We’ll not see Jocelyn's like again


DAVID HARDY, former Daily Express sub-editor and NUJ representative, who met Jocelyn Stevens in pay talks back in the 1970s and 80s, remembers an extraordinary man.

A sad morning methinks … Jocelyn Stevens finally ends up on the spike, as had so many of his employees.

I am somewhat saddened. Although he was without doubt one the bigger bastards I ever worked for, as a member of several chapel negotiating teams, I always found him to be very funny, often drunken or high on other substances, and always unusual, but entertaining.

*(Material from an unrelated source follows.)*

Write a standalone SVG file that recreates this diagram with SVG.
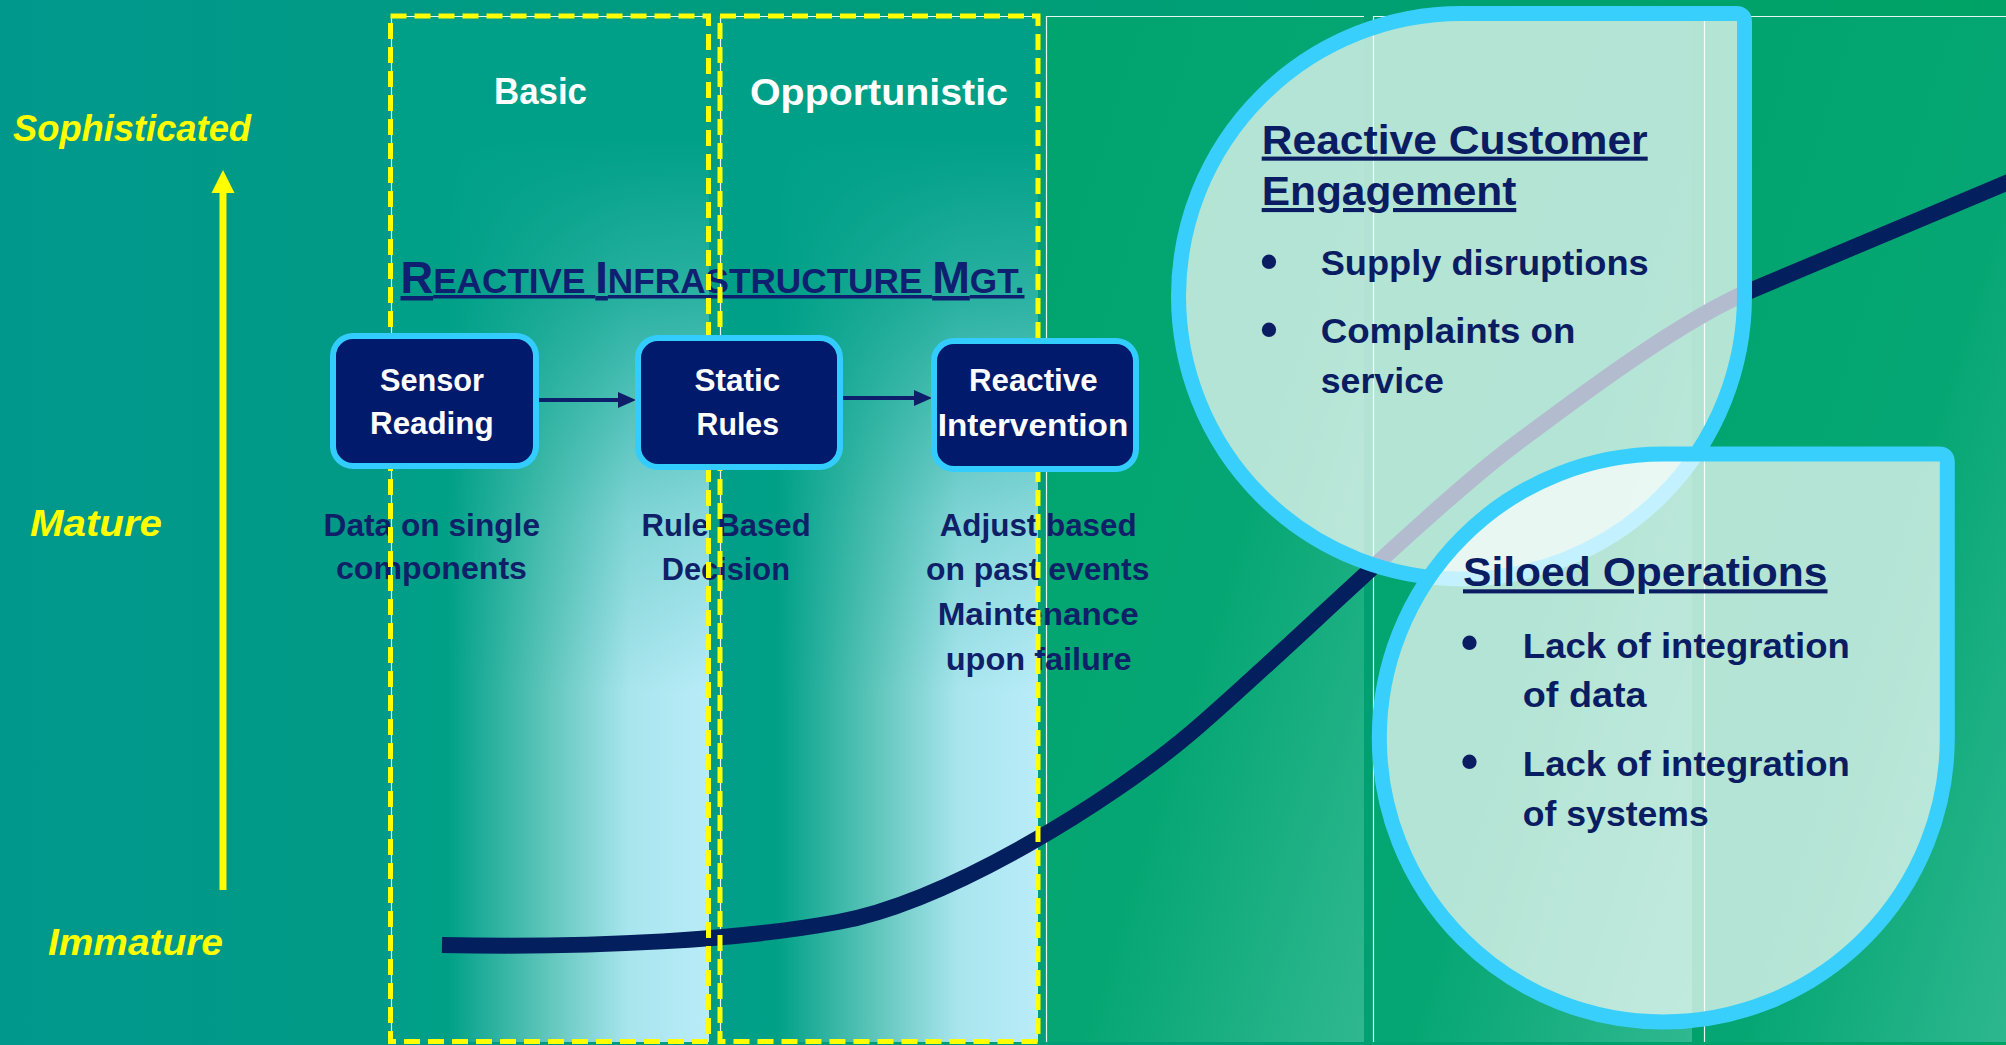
<svg xmlns="http://www.w3.org/2000/svg" width="2006" height="1045" viewBox="0 0 2006 1045">
<defs>
<linearGradient id="bg" x1="0" y1="0" x2="1" y2="0">
<stop offset="0" stop-color="#00988d"/><stop offset="1" stop-color="#00a365"/>
</linearGradient>
<linearGradient id="gc" x1="0" y1="0" x2="1" y2="0">
<stop offset="0" stop-color="#009e88"/><stop offset="0.18" stop-color="#00a087"/><stop offset="0.5" stop-color="#62c7bd"/><stop offset="0.75" stop-color="#a9e5ee"/><stop offset="1" stop-color="#b8ecf8"/>
</linearGradient>
<linearGradient id="gv" gradientUnits="userSpaceOnUse" x1="0" y1="16" x2="0" y2="1042">
<stop offset="0" stop-color="#00a088" stop-opacity="1"/><stop offset="0.12" stop-color="#00a088" stop-opacity="1"/><stop offset="0.28" stop-color="#00a088" stop-opacity="0.75"/><stop offset="0.49" stop-color="#00a088" stop-opacity="0.25"/><stop offset="0.66" stop-color="#00a088" stop-opacity="0"/>
</linearGradient>
<linearGradient id="gg" x1="0" y1="0" x2="1" y2="1">
<stop offset="0" stop-color="#00a46e"/><stop offset="0.55" stop-color="#05a673"/><stop offset="1" stop-color="#30b890"/>
</linearGradient>
<marker id="ah" markerUnits="userSpaceOnUse" markerWidth="18" markerHeight="16" refX="0" refY="8" orient="auto">
<path d="M0,0 L18,8 L0,16 Z" fill="#0d1f6b"/>
</marker>
<style>
text{font-family:"Liberation Sans",Arial,sans-serif;font-weight:bold}
.lvl{fill:#ffff00;font-style:italic;font-size:37px}
.stage{fill:#ffffff;font-size:36px}
.nt{fill:#ffffff;font-size:32px}
.ds{fill:#0f1f68;font-size:31px}
.hd{fill:#0b1d62;font-size:41px;text-decoration:underline}
.bl{fill:#0b1d62;font-size:35px}
.bu{fill:#0b1d62;font-size:50px}
.col{stroke:#ffffff;stroke-width:1.2;stroke-opacity:0.9}
.dash{fill:none;stroke:#ffff00;stroke-width:5;stroke-dasharray:16 8}
.node{fill:#021a6b;stroke:#33ccff;stroke-width:6}
.bub{fill:#ffffff;fill-opacity:0.7;stroke:#38cffd;stroke-width:15}
.conn{stroke:#0d1f6b;stroke-width:4;fill:none}
</style>
</defs>

<rect x="0" y="0" width="2006" height="1045" fill="url(#bg)"/>

<g id="columns">
<rect x="391" y="16" width="318" height="1026" fill="url(#gc)"/>
<rect x="391" y="16" width="318" height="1026" fill="url(#gv)"/>
<rect x="720" y="16" width="318" height="1026" fill="url(#gc)"/>
<rect x="720" y="16" width="318" height="1026" fill="url(#gv)"/>
<rect x="1046" y="16" width="318" height="1026" fill="url(#gg)"/>
<rect x="1373" y="16" width="319" height="1026" fill="url(#gg)"/>
<rect x="1704" y="16" width="318" height="1026" fill="url(#gg)"/>
<path class="col" fill="none" d="M391.5,1042 V16.5 H709 M720.5,1042 V16.5 H1038 M1046.5,1042 V16.5 H1364 M1373.5,1042 V16.5 H1692 M1704.5,1042 V16.5 H2006"/>
</g>

<g id="axis">
<line x1="223" y1="890" x2="223" y2="190" stroke="#ffff00" stroke-width="7"/>
<path d="M211.5,193 L223,170 L234.5,193 Z" fill="#ffff00"/>
<text class="lvl" x="13" y="141" textLength="238" lengthAdjust="spacingAndGlyphs">Sophisticated</text>
<text class="lvl" x="30" y="536" textLength="132" lengthAdjust="spacingAndGlyphs">Mature</text>
<text class="lvl" x="48" y="955" textLength="175" lengthAdjust="spacingAndGlyphs">Immature</text>
</g>

<g id="maturity-curve">
<path d="M442,945 C600,948 740,940 838,922 C950,901.4 1112,800 1192,732 C1272,664 1433,506 1513,446 C1583,393.5 1682,319.4 1752,290 C1830,257.2 1930,215 2006,183 L2040,168.7" fill="none" stroke="#031f5e" stroke-width="16"/>
</g>

<g id="labels">
<text class="ds" x="323.5" y="536" textLength="216.5" lengthAdjust="spacingAndGlyphs">Data on single</text>
<text class="ds" x="336" y="579" textLength="191" lengthAdjust="spacingAndGlyphs">components</text>
<text class="ds" x="641.6" y="536" textLength="169" lengthAdjust="spacingAndGlyphs">Rule Based</text>
<text class="ds" x="661.7" y="580" textLength="128.3" lengthAdjust="spacingAndGlyphs">Decision</text>
<text class="ds" x="939.7" y="536" textLength="197" lengthAdjust="spacingAndGlyphs">Adjust based</text>
<text class="ds" x="926" y="580" textLength="223.5" lengthAdjust="spacingAndGlyphs">on past events</text>
<text class="ds" x="937.7" y="625" textLength="201" lengthAdjust="spacingAndGlyphs">Maintenance</text>
<text class="ds" x="945.7" y="670" textLength="186" lengthAdjust="spacingAndGlyphs">upon failure</text>
<text x="400.5" y="293" fill="#0f2070" text-decoration="underline" textLength="624" lengthAdjust="spacingAndGlyphs"><tspan font-size="45">R</tspan><tspan font-size="35">EACTIVE </tspan><tspan font-size="45">I</tspan><tspan font-size="35">NFRASTRUCTURE </tspan><tspan font-size="45">M</tspan><tspan font-size="35">GT.</tspan></text>
</g>

<g id="stage-basic">
<rect class="dash" x="390.5" y="16" width="318" height="1025.5"/>
<text class="stage" x="494" y="104" textLength="93" lengthAdjust="spacingAndGlyphs">Basic</text>
</g>
<g id="stage-opportunistic">
<rect class="dash" x="720" y="16" width="318" height="1025.5"/>
<text class="stage" x="750" y="105" textLength="258" lengthAdjust="spacingAndGlyphs">Opportunistic</text>
</g>

<g id="connectors">
<line class="conn" x1="539" y1="400" x2="618" y2="400" marker-end="url(#ah)"/>
<line class="conn" x1="843" y1="398" x2="914" y2="398" marker-end="url(#ah)"/>
</g>

<g id="node-sensor-reading">
<rect class="node" x="333" y="336" width="203" height="130" rx="20"/>
<text class="nt" x="380" y="391" textLength="104" lengthAdjust="spacingAndGlyphs">Sensor</text>
<text class="nt" x="370" y="434" textLength="123.6" lengthAdjust="spacingAndGlyphs">Reading</text>
</g>
<g id="node-static-rules">
<rect class="node" x="638" y="338" width="202" height="129" rx="20"/>
<text class="nt" x="694.6" y="391" textLength="85.7" lengthAdjust="spacingAndGlyphs">Static</text>
<text class="nt" x="696.6" y="435" textLength="82.4" lengthAdjust="spacingAndGlyphs">Rules</text>
</g>
<g id="node-reactive-intervention">
<rect class="node" x="934" y="341" width="202" height="128" rx="20"/>
<text class="nt" x="969" y="391" textLength="128.5" lengthAdjust="spacingAndGlyphs">Reactive</text>
<text class="nt" x="937.7" y="435.5" textLength="190.6" lengthAdjust="spacingAndGlyphs">Intervention</text>
</g>

<g id="bubble-reactive-customer-engagement">
<path class="bub" d="M1461.5,13.5 H1736 Q1744.5,13.5 1744.5,22 V296 A283,283 0 0 1 1461.5,579 A283,283 0 0 1 1178.5,296 A283,283 0 0 1 1461.5,13.5 Z"/>
<text class="hd" x="1261.7" y="153.6" textLength="386" lengthAdjust="spacingAndGlyphs">Reactive Customer</text>
<text class="hd" x="1261.7" y="205" textLength="254.6" lengthAdjust="spacingAndGlyphs">Engagement</text>
<text class="bu" x="1269" y="278" text-anchor="middle">•</text>
<text class="bl" x="1320.7" y="275" textLength="328" lengthAdjust="spacingAndGlyphs">Supply disruptions</text>
<text class="bu" x="1269" y="346" text-anchor="middle">•</text>
<text class="bl" x="1320.7" y="343" textLength="254.7" lengthAdjust="spacingAndGlyphs">Complaints on</text>
<text class="bl" x="1320.7" y="393" textLength="123.2" lengthAdjust="spacingAndGlyphs">service</text>
</g>

<g id="bubble-siloed-operations">
<path class="bub" d="M1663.3,454 H1939 Q1947.3,454 1947.3,462.3 V738 A284,284 0 0 1 1663.3,1022 A284,284 0 0 1 1379.3,738 A284,284 0 0 1 1663.3,454 Z"/>
<text class="hd" x="1463" y="586.3" textLength="364.5" lengthAdjust="spacingAndGlyphs">Siloed Operations</text>
<text class="bu" x="1469.6" y="659" text-anchor="middle">•</text>
<text class="bl" x="1522.8" y="658.4" textLength="327" lengthAdjust="spacingAndGlyphs">Lack of integration</text>
<text class="bl" x="1522.8" y="707" textLength="123.8" lengthAdjust="spacingAndGlyphs">of data</text>
<text class="bu" x="1469.6" y="778" text-anchor="middle">•</text>
<text class="bl" x="1522.8" y="775.5" textLength="327" lengthAdjust="spacingAndGlyphs">Lack of integration</text>
<text class="bl" x="1522.8" y="826" textLength="186" lengthAdjust="spacingAndGlyphs">of systems</text>
</g>
</svg>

The meetings always seemed to go on until the late and then early hours. He often adjourned meetings because he had to change to go to some plush dinner. We merry lads were then told to go the Italian trattoria next door where he had a tab.

One merry  late night, Don Berry fell off his chair having nodded off. “On that note gentlemen,” said Jocelyn, “I think we’ll adjourn and reconvene tomorrow afternoon.”

On another occasion he jumped up and shouted: “That’s it. I’m finished with you. I am going.” He strode to the door and as he opened it, one of our number piped up: “Are you going Jocelyn, or are you GOING?”

JS paused and replied: “We’ll adjourn now. Back  in 15 minutes.”

I wasn’t there, but I was told that once as the hours ticked by, he said: “If I give you another one per cent, can we all please fuck off?”

We shall not see his like again. In some ways sadly not. The spirit of Fleet Street is the poorer for it.